Sundanese Print Culture and Modernity in 19th Century West Java
Sundanese Print Culture and Modernity in 19th Century West Java traces the development of modern printed books written in Sundanese, the dominant language in West Java, Indonesia, and the mother tongue of about 30 million people.
Starting with the 'discovery' of Sundanese by Europeans in the early 19th century, Mikihiro Moriyama follows the developments in the ensuing century when a small group of Dutch scholars and colonial officials reshaped the language and its literature over the next one hundred years. Schools taught Sundanese, and printed materials based on western concepts began to influence indigenous writing and oral tradition. The imposition of European standards of literary aesthetics shaped a modernity that rejected traditional knowledge in favour of rational and empirical paradigms. Interest in traditional poetry and its mythologies declined, and new forms of prose, including novels, captured the attention of the reading public. These materials promoted useful knowledge and morality, and encouraged deference and loyalty towards colonial authority.

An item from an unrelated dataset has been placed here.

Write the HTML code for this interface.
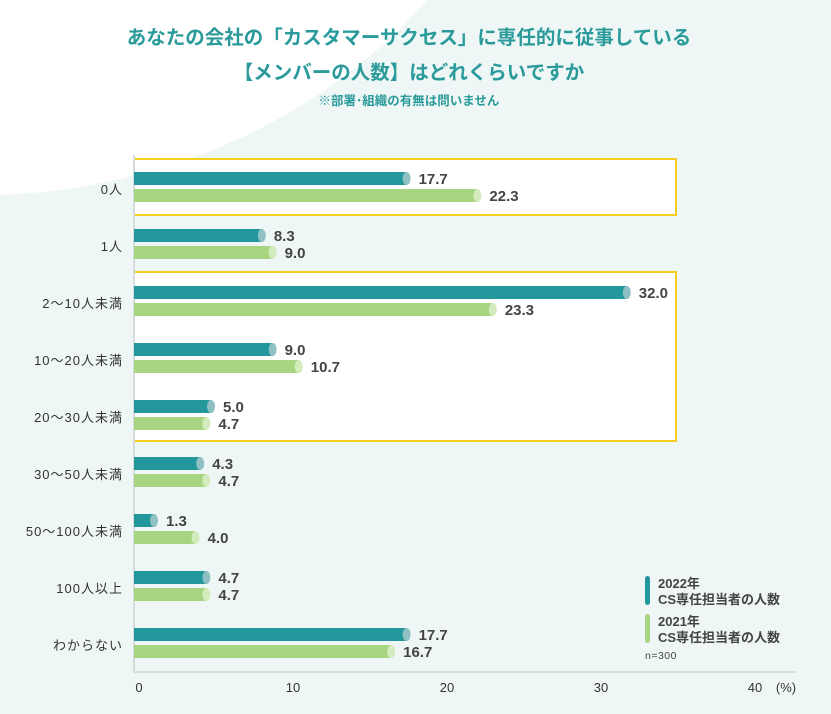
<!DOCTYPE html>
<html><head><meta charset="utf-8"><style>
html,body{margin:0;padding:0;width:831px;height:714px;overflow:hidden;background:#eff7f6;font-family:"Liberation Sans","Noto Sans CJK JP",sans-serif;}
</style></head><body>
<svg id="chart" width="831" height="714" xmlns="http://www.w3.org/2000/svg" font-family="'Liberation Sans','Noto Sans CJK JP',sans-serif">
<rect width="831" height="714" fill="#eff7f6"/>
<ellipse cx="-20" cy="-330" rx="575" ry="525" fill="#ffffff"/>
<text x="409" y="44" text-anchor="middle" font-size="19.5" font-weight="bold" fill="#2b9a9a">あなたの会社の「カスタマーサクセス」に専任的に従事している</text>
<text x="409" y="79" text-anchor="middle" font-size="19.5" font-weight="bold" fill="#2b9a9a">【メンバーの人数】はどれくらいですか</text>
<text x="409" y="105" text-anchor="middle" font-size="12.5" font-weight="bold" fill="#2b9a9a">※部署･組織の有無は問いません</text>
<g id="plot"></g>
<g>
<rect x="645" y="576" width="5" height="29" rx="2.5" fill="#22979c"/>
<text x="658" y="588" font-size="13" font-weight="bold" fill="#444">2022年</text>
<text x="658" y="604" font-size="13" font-weight="bold" fill="#444">CS専任担当者の人数</text>
<rect x="645" y="614" width="5" height="29" rx="2.5" fill="#a8d582"/>
<text x="658" y="626" font-size="13" font-weight="bold" fill="#444">2021年</text>
<text x="658" y="642" font-size="13" font-weight="bold" fill="#444">CS専任担当者の人数</text>
<text x="645" y="659" font-size="10.5" fill="#444" letter-spacing="0.5">n=300</text>
</g>
</svg>
<script>
const categories=["0人","1人","2～10人未満","10～20人未満","20～30人未満","30～50人未満","50～100人未満","100人以上","わからない"];
const values2022=[17.7,8.3,32.0,9.0,5.0,4.3,1.3,4.7,17.7];
const values2021=[22.3,9.0,23.3,10.7,4.7,4.7,4.0,4.7,16.7];
const xTicks=[0,10,20,30,40];
const NS="http://www.w3.org/2000/svg";
const g=document.getElementById('plot');
const x0=134,pxPer=15.4,rowTop=189,rowStep=57;
const xs=v=>x0+v*pxPer;
const ys=i=>rowTop+i*rowStep;
function mk(t,a){const e=document.createElementNS(NS,t);for(const k in a)e.setAttribute(k,a[k]);g.appendChild(e);return e;}
let hb=mk('rect',{x:134,y:ys(0)-30,width:542,height:56,fill:'#fff',stroke:'#f2cf1f','stroke-width':2});


hb=mk('rect',{x:134,y:ys(2)-31,width:542,height:169,fill:'#fff',stroke:'#f2cf1f','stroke-width':2});


let ax=mk('line',{x1:x0,y1:155,x2:x0,y2:672,stroke:'#d6dcdc','stroke-width':2});


ax=mk('line',{x1:x0,y1:672,x2:795,y2:672,stroke:'#d6dcdc','stroke-width':2});


xTicks.forEach(t=>{const e=mk('text',{x:xs(t)+5,y:692,'text-anchor':'middle','font-size':13,fill:'#333'});e.textContent=t;

});
let u=mk('text',{x:786,y:692,'text-anchor':'middle','font-size':13,fill:'#333'});u.textContent='(%)';


function bar(i,v,yy,col,cap,name){
 const w=Math.max(xs(v)-x0,0);
 const r=mk('rect',{x:x0,y:yy,width:w,height:13,fill:col});
 
 
 const c=mk('ellipse',{cx:x0+w,cy:yy+6.5,rx:4,ry:6.5,fill:cap});
 
 
 const t=mk('text',{x:x0+w+12,y:yy+12,'font-size':15,'font-weight':'bold',fill:'#444'});t.textContent=v.toFixed(1);
 
 
}
categories.forEach((c,i)=>{
 const y=ys(i);
 const l=mk('text',{x:123,y:y+5,'text-anchor':'end','font-size':13,fill:'#333','letter-spacing':'1'});l.textContent=c;
 
 
 bar(i,values2022[i],y-17,'#22979c','#8fc0c3','bar-2022-'+i);
 bar(i,values2021[i],y,'#a8d582','#d3ebbd','bar-2021-'+i);
});
</script>
</body></html>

Early in the 20th century, the establishment of the Commissie voor de Inlandsche School- en Volkslectuur (Committee for Indigenous Schoolbooks and Popular Reading Books), a government-subsidised institution, provided the growing number of literate people in the Indies with 'good' and 'appropriate' reading materials. Its development marked the end of an era when Sundanese writing competed with Western-style schools and publications, and signalled the triumph of the new colonial modernity.
Mikihiro Moriyama was previously Professor of Indonesian Studies at Nanzan University, Japan.